In fact, it sounds pretty similar to the Word-Faith doctrine, only instead of riches Jesus promises just a little bit more than you have now…a little more freedom, a little more comfort, a little more money. This doesn’t sound like the Gospel to me.
Let me be clear: I think we, as Christians, should be working to free captives, empower the oppressed, and lift up the poor. But this is not the salvation that Jesus promised. If it is, what do we say to Onesimus? What about the Christian slaves who were not set free? What about those who remained poor, or got poorer after their conversion?
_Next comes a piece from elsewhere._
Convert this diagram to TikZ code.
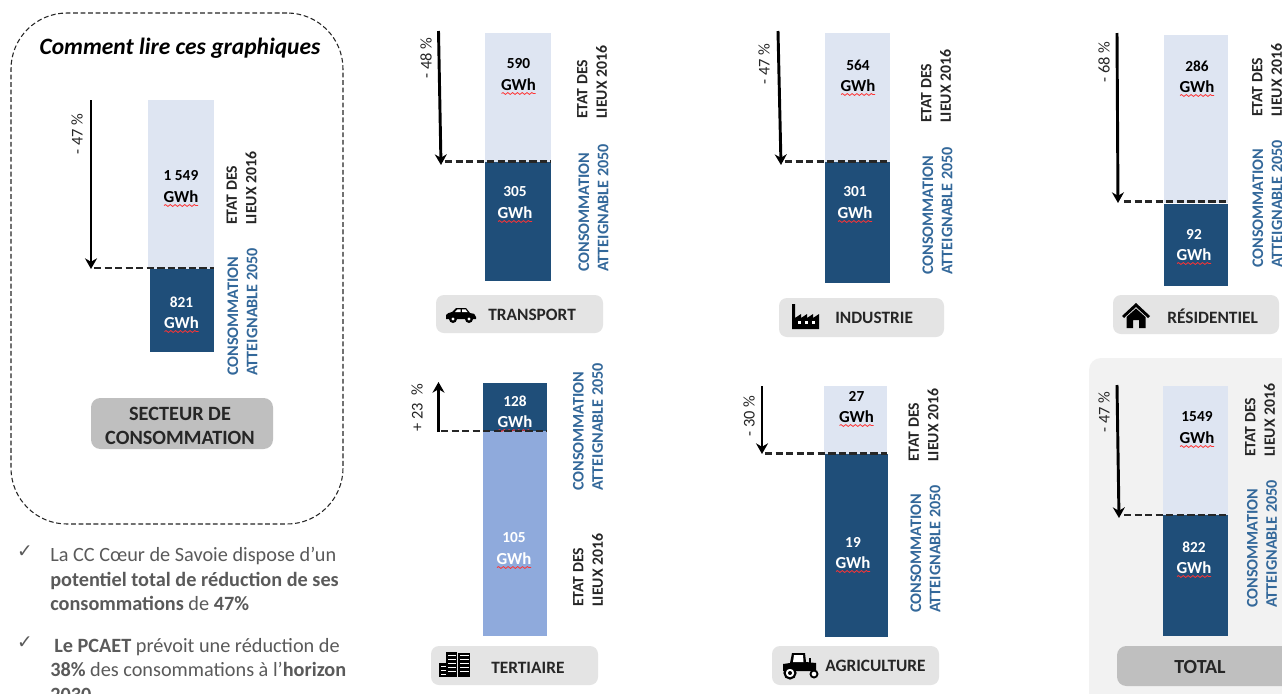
\documentclass[tikz,border=0pt]{standalone}
\usepackage{fontspec}
\setmainfont{Carlito}
\newfontfamily\dejavu{DejaVu Sans}
\usetikzlibrary{arrows.meta,decorations.pathmorphing}
\definecolor{barDark}{HTML}{1F4E79}
\definecolor{barLight}{HTML}{DEE5F2}
\definecolor{barMid}{HTML}{8FAADC}
\definecolor{labBlue}{HTML}{33689A}
\definecolor{btnLight}{HTML}{E4E4E4}
\definecolor{btnDark}{HTML}{BFBFBF}
\definecolor{panelGray}{HTML}{F2F2F2}
\definecolor{txtGray}{HTML}{5A5A5A}
\definecolor{txtDark}{HTML}{262626}
\tikzset{
  flat/.style={draw=none,inner sep=0pt,outer sep=0pt},
  lightbar/.style={flat,fill=barLight},
  darkbar/.style={flat,fill=barDark},
  midbar/.style={flat,fill=barMid},
  btn/.style={flat,fill=btnLight,rounded corners=6pt},
  btndark/.style={flat,fill=btnDark,rounded corners=7pt},
  btntext/.style={inner sep=0pt,text=txtDark,font=\fontsize{13}{15}\selectfont\bfseries},
  pct/.style={rotate=90,inner sep=0pt,text=txtDark,font=\fontsize{12.3}{14}\selectfont},
  collab/.style={rotate=90,anchor=west,align=left,inner sep=0pt,font=\bfseries},
  etat/.style={collab,text=txtDark,font=\fontsize{11.8}{14.6}\selectfont\bfseries},
  conso/.style={collab,text=labBlue,font=\fontsize{12.1}{14.6}\selectfont\bfseries},
  valtxt/.style={inner sep=0pt,font=\fontsize{11.5}{14}\selectfont\bfseries},
  gwhtxt/.style={inner sep=0pt,font=\fontsize{12.6}{14}\selectfont\bfseries},
  bigarrow/.style={line width=2.2pt,black,-{Stealth[length=8pt,width=9pt]}},
  dashline/.style={line width=2.2pt,txtDark,dash pattern=on 5.5pt off 2.4pt},
  squig/.style={draw=red!80!white,line width=.6pt,decorate,decoration={snake,amplitude=.7pt,segment length=3.6pt}},
  icon/.style={fill=black,draw=none},
  para/.style={anchor=base west,inner sep=0pt,text=txtGray,font=\fontsize{15.2}{18}\selectfont},
  chk/.style={inner sep=0pt,text=txtGray,font=\dejavu\fontsize{14}{16}\selectfont},
}
\newcommand{\pxbar}[6]{%
  \pgfmathsetmacro\pxw{(#4-#2)*0.75}%
  \pgfmathsetmacro\pxh{(#5-#3)*0.75}%
  \node[#6,minimum width=\pxw pt,minimum height=\pxh pt] (#1) at ({(#2+#4)/2},{(#3+#5)/2}) {};}
\newcommand{\gwhlab}[5]{%
  \node[valtxt,text=#5] (#1n) at (#2,#3) {#4};
  \node[gwhtxt,text=#5] (#1u) at (#2,#3+20.5) {GWh};
  \draw[squig] ({#2-17},{#3+29.5}) -- ({#2+17},{#3+29.5});}
\begin{document}
\begin{tikzpicture}[x=0.75pt,y=-0.75pt]
\useasboundingbox (0,0) rectangle (1282,693);
\fill[white] (0,0) rectangle (1282,693);

% ---- legend frame
\node[draw=txtDark,line width=.8pt,dash pattern=on 3.6pt off 2pt,rounded corners=42pt,inner sep=0pt,
      minimum width=249pt,minimum height=383.25pt] (frame) at (177,268.5) {};
\node[inner sep=0pt,text=black,font=\fontsize{17.6}{20}\selectfont\bfseries\itshape] (title) at (180,48) {Comment lire ces graphiques};

% legend chart
\pxbar{lgL}{148}{100}{214}{269}{lightbar}
\pxbar{lgD}{150}{269}{214}{352}{darkbar}
\gwhlab{lgA}{181}{176}{1 549}{black}
\gwhlab{lgB}{181.5}{302}{821}{white}
\coordinate (lgT) at (91,100); \coordinate (lgM) at (91,269); \coordinate (lgE) at (214,268);
\draw[bigarrow] (lgT) -- (lgM);
\draw[dashline] (lgM) ++(3,-1) -- (lgE);
\node[pct] (lgP) at (77,134) {- 47 \%};
\node[etat] (lgS) at (241.5,225) {ETAT DES\\LIEUX 2016};
\node[conso] (lgC) at (242.5,376) {CONSOMMATION\\ATTEIGNABLE 2050};
\pxbar{lgBtn}{91}{398}{273}{449}{btndark}
\node[inner sep=0pt,align=center,text=txtDark,font=\fontsize{15.2}{18}\selectfont\bfseries] (lgBtnT) at (180,426) {SECTEUR DE\\CONSOMMATION};

% ---- bullets
\node[chk] (ck1) at (25,552) {✓};
\node[para] (p1a) at (50,561) {La CC Cœur de Savoie dispose d’un};
\node[para] (p1b) at (50,586) {\textbf{potentiel total de réduction de ses}};
\node[para] (p1c) at (50,610) {\textbf{consommations} de \textbf{47\%}};
\node[chk] (ck2) at (25,643) {✓};
\node[para] (p2a) at (54,652) {\textbf{Le PCAET} prévoit une réduction de};
\node[para] (p2b) at (50,676) {\textbf{38\%} des consommations à l’\textbf{horizon}};
\node[para] (p2c) at (50,701) {\textbf{2030}};

% ---- transport
\pxbar{trL}{485}{33}{551}{162}{lightbar}
\pxbar{trD}{485}{162}{551}{281}{darkbar}
\gwhlab{trA}{518.5}{64}{590}{black}
\gwhlab{trB}{515}{192}{305}{white}
\coordinate (trT) at (438.5,31); \coordinate (trM) at (441,165); \coordinate (trS) at (445,161.5); \coordinate (trE) at (551,161.5);
\draw[bigarrow] (trT) -- (trM);
\draw[dashline] (trS) -- (trE);
\node[pct] (trP) at (426,58) {- 48 \%};
\node[etat] (trEt) at (592,119) {ETAT DES\\LIEUX 2016};
\node[conso] (trC) at (593.5,272) {CONSOMMATION\\ATTEIGNABLE 2050};
\pxbar{trBtn}{436}{295}{603}{333}{btn}
\node[btntext,anchor=west] (trBtnT) at (488,315) {TRANSPORT};
\begin{scope}[shift={(461,315)}]
  \path[icon] (-15,4) -- (-15,0) .. controls (-14,-2) and (-12,-2) .. (-9,-3) -- (-5,-7) -- (5,-7) -- (9,-2) .. controls (12,-2) and (15,-1) .. (15,2) -- (15,4) -- cycle;
  \fill[white] (-6,-3) -- (-3.5,-5.6) -- (-.5,-5.6) -- (-.5,-3) -- cycle (1,-3) -- (1,-5.6) -- (4.5,-5.6) -- (6.5,-3) -- cycle;
  \fill[black] (-8,4) circle (4);\fill[white] (-8,4) circle (1.6);
  \fill[black] (8,4) circle (4);\fill[white] (8,4) circle (1.6);
\end{scope}

% ---- tertiaire
\pxbar{teL}{483}{431}{547}{636}{midbar}
\pxbar{teD}{483}{383}{547}{431}{darkbar}
\gwhlab{teA}{515}{401}{128}{white}
\gwhlab{teB}{514}{538}{105}{white}
\coordinate (teB0) at (438.5,432); \coordinate (teT) at (438.5,382); \coordinate (teS) at (441,431); \coordinate (teE) at (547,431);
\draw[bigarrow] (teB0) -- (teT);
\draw[dashline] (teS) -- (teE);
\node[pct] (teP) at (417,408) {+ 23 \ \%};
\node[conso] (teC) at (588,491) {CONSOMMATION\\ATTEIGNABLE 2050};
\node[etat] (teEt) at (588,607) {ETAT DES\\LIEUX 2016};
\pxbar{teBtn}{431}{646}{598}{685}{btn}
\node[btntext,anchor=west] (teBtnT) at (491,668) {TERTIAIRE};
\begin{scope}[shift={(455,663)}]
  \path[icon] (-16,0) rectangle (-8,14);
  \path[icon] (-8,4) rectangle (-1,14);
  \path[icon] (-9,-11) rectangle (2,14);
  \path[icon] (3,-10) rectangle (15,14);
  \foreach \ya in {-8,-4,0,4,8}{
    \fill[white] (-7,\ya) rectangle (0.5,\ya+1.1);
    \fill[white] (4.5,\ya) rectangle (13.5,\ya+1.1);
  }
  \foreach \ya in {3,7,11}{\fill[white] (-14.5,\ya) rectangle (-9.5,\ya+1.1);}
\end{scope}

% ---- industrie
\pxbar{inL}{824.5}{33}{890}{162}{lightbar}
\pxbar{inD}{824.5}{162}{890}{283}{darkbar}
\gwhlab{inA}{858}{65}{564}{black}
\gwhlab{inB}{855}{192}{301}{white}
\coordinate (inT) at (778,31); \coordinate (inM) at (781,165); \coordinate (inS) at (785,161.5); \coordinate (inE) at (890,161.5);
\draw[bigarrow] (inT) -- (inM);
\draw[dashline] (inS) -- (inE);
\node[pct] (inP) at (764,64) {- 47 \%};
\node[etat] (inEt) at (936,123) {ETAT DES\\LIEUX 2016};
\node[conso] (inC) at (937.5,275) {CONSOMMATION\\ATTEIGNABLE 2050};
\pxbar{inBtn}{779}{298}{944}{337}{btn}
\node[btntext,anchor=west] (inBtnT) at (835,318) {INDUSTRIE};
\begin{scope}[shift={(806,317)}]
  \path[icon] (-14,12) -- (-14,-13) -- (-11,-13) -- (-11,1) -- (-5,-3) -- (-5,1) -- (1,-3) -- (1,1) -- (7,-3) -- (7,1) -- (13,-3) -- (13,12) -- cycle;
  \foreach \xa in {-8,-1,6}{\fill[white] (\xa,4) rectangle (\xa+3,7);}
\end{scope}

% ---- agriculture
\pxbar{agL}{824}{386}{887}{454}{lightbar}
\pxbar{agD}{824.5}{454}{888}{637}{darkbar}
\gwhlab{agA}{856.5}{396}{27}{black}
\gwhlab{agB}{853}{542}{19}{white}
\coordinate (agT) at (762,386); \coordinate (agM) at (762,454); \coordinate (agS) at (765,453.5); \coordinate (agE) at (887,453.5);
\draw[bigarrow] (agT) -- (agM);
\draw[dashline] (agS) -- (agE);
\node[pct] (agP) at (749,416) {- 30 \%};
\node[etat] (agEt) at (923.5,462) {ETAT DES\\LIEUX 2016};
\node[conso] (agC) at (925.5,613) {CONSOMMATION\\ATTEIGNABLE 2050};
\pxbar{agBtn}{772}{646}{939}{685}{btn}
\node[btntext,anchor=west] (agBtnT) at (825,666) {AGRICULTURE};
\begin{scope}[shift={(799,666)}]
  \path[icon] (-16,5) -- (-16,-2) -- (-9,-3) -- (-7,-13) -- (6,-13) -- (7,-4) -- (17,-3) -- (17,5) -- cycle;
  \fill[white] (-5,-11) -- (-6,-4) -- (4.5,-4) -- (4,-11) -- cycle;
  \fill[black] (10,-8) rectangle (12,-3);
  \draw[black,line width=1.6pt,fill=white] (-9,7) circle (5.5);
  \fill[black] (-9,7) circle (2);
  \draw[black,line width=1.4pt,fill=white] (15,8) circle (3.5);
\end{scope}

% ---- residentiel
\pxbar{reL}{1164}{35}{1228}{203}{lightbar}
\pxbar{reD}{1164}{204}{1228}{286}{darkbar}
\gwhlab{reA}{1197}{66}{286}{black}
\gwhlab{reB}{1194}{234}{92}{white}
\coordinate (reT) at (1117,33); \coordinate (reM) at (1118,203); \coordinate (reS) at (1124,201.5); \coordinate (reE) at (1228,201.5);
\draw[bigarrow] (reT) -- (reM);
\draw[dashline] (reS) -- (reE);
\node[pct] (reP) at (1104,62) {- 68 \%};
\node[etat] (reEt) at (1267,117) {ETAT DES\\LIEUX 2016};
\node[conso] (reC) at (1267.5,268) {CONSOMMATION\\ATTEIGNABLE 2050};
\pxbar{reBtn}{1113}{295}{1279}{334}{btn}
\node[btntext,anchor=west] (reBtnT) at (1167,316) {RÉSIDENTIEL};
\begin{scope}[shift={(1136,316)}]
  \path[icon] (-14,0) -- (0,-13) -- (14,0) -- (12,2) -- (0,-9) -- (-12,2) -- cycle;
  \path[icon] (-9.5,1) -- (0,-7.5) -- (9.5,1) -- (9.5,12) -- (3,12) -- (3,4) -- (-3,4) -- (-3,12) -- (-9.5,12) -- cycle;
\end{scope}

% ---- total
\pxbar{toPanel}{1089}{358}{1300}{712}{flat,fill=panelGray,rounded corners=9pt}
\pxbar{toL}{1162.5}{386}{1228}{515}{lightbar}
\pxbar{toD}{1162.5}{515}{1228}{636}{darkbar}
\gwhlab{toA}{1197}{417}{1549}{black}
\gwhlab{toB}{1194}{547}{822}{white}
\coordinate (toT) at (1117,385); \coordinate (toM) at (1119,518); \coordinate (toS) at (1124,515); \coordinate (toE) at (1228,515);
\draw[bigarrow] (toT) -- (toM);
\draw[dashline] (toS) -- (toE);
\node[pct] (toP) at (1104,412) {- 47 \%};
\node[etat] (toEt) at (1260,457) {ETAT DES\\LIEUX 2016};
\node[conso] (toC) at (1262,608) {CONSOMMATION\\ATTEIGNABLE 2050};
\pxbar{toBtn}{1117}{646}{1300}{686}{btndark}
\node[inner sep=0pt,text=txtDark,font=\fontsize{15}{16}\selectfont\bfseries] (toBtnT) at (1200,667) {TOTAL};
\end{tikzpicture}
\end{document}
The salvation that Jesus promised is much more than that. It’s eternal. He says those who believe will not be condemned; that he has gone to prepare a place for us; that the criminal would be with him in paradise. These are not promises of temporal comfort, but of eternal redemption.
But he was pierced for our transgressions,
he was crushed for our iniquities;
the punishment that brought us peace was upon him,
and by his wounds we are healed.
We all, like sheep, have gone astray,
each of us has turned to his own way;
and the LORD has laid on him
the iniquity of us all.
Jesus takes the punishment for our sin, thereby saving us from Hell. As a result we are set free from our bondage to sin, empowered against the oppression of the “principalities and powers”, and blessed with spiritual riches. Though incredibly imperfect, our response to that is “Christianity.”
There are two Christiainies: Cultural Christianity, which I’ll refer to as “Christendom”, and our best attempts at following the Way of Jesus, which I will simply call, “Christianity”. I think recognizing these as to separate entities that interact and overlap, but are not one in the same, will help communication.
Christendom is what you are witnessing when you see clearly unregenerate people claiming Christ but living in opposition to him. Christendom tells people that all that is important is that you show up…participation is optional. Christendom allows people to say, “Jesus is Lord,” while choosing to remain completely consumed by greed, pride, lust, selfishness, and hatred.
Christianity is about trying to follow the teachings of Christ and the Apostles in the purest sense. The Way is an ideal. It’s what we move towards. It’s what Paul was talking about when he said, “Not that I have already obtained all this, or have already been made perfect, but I press on to take hold of that for which Christ Jesus took hold of me.” It’s what our lives look like when we are abiding in the True Vine. Christianity is us trying to reach it.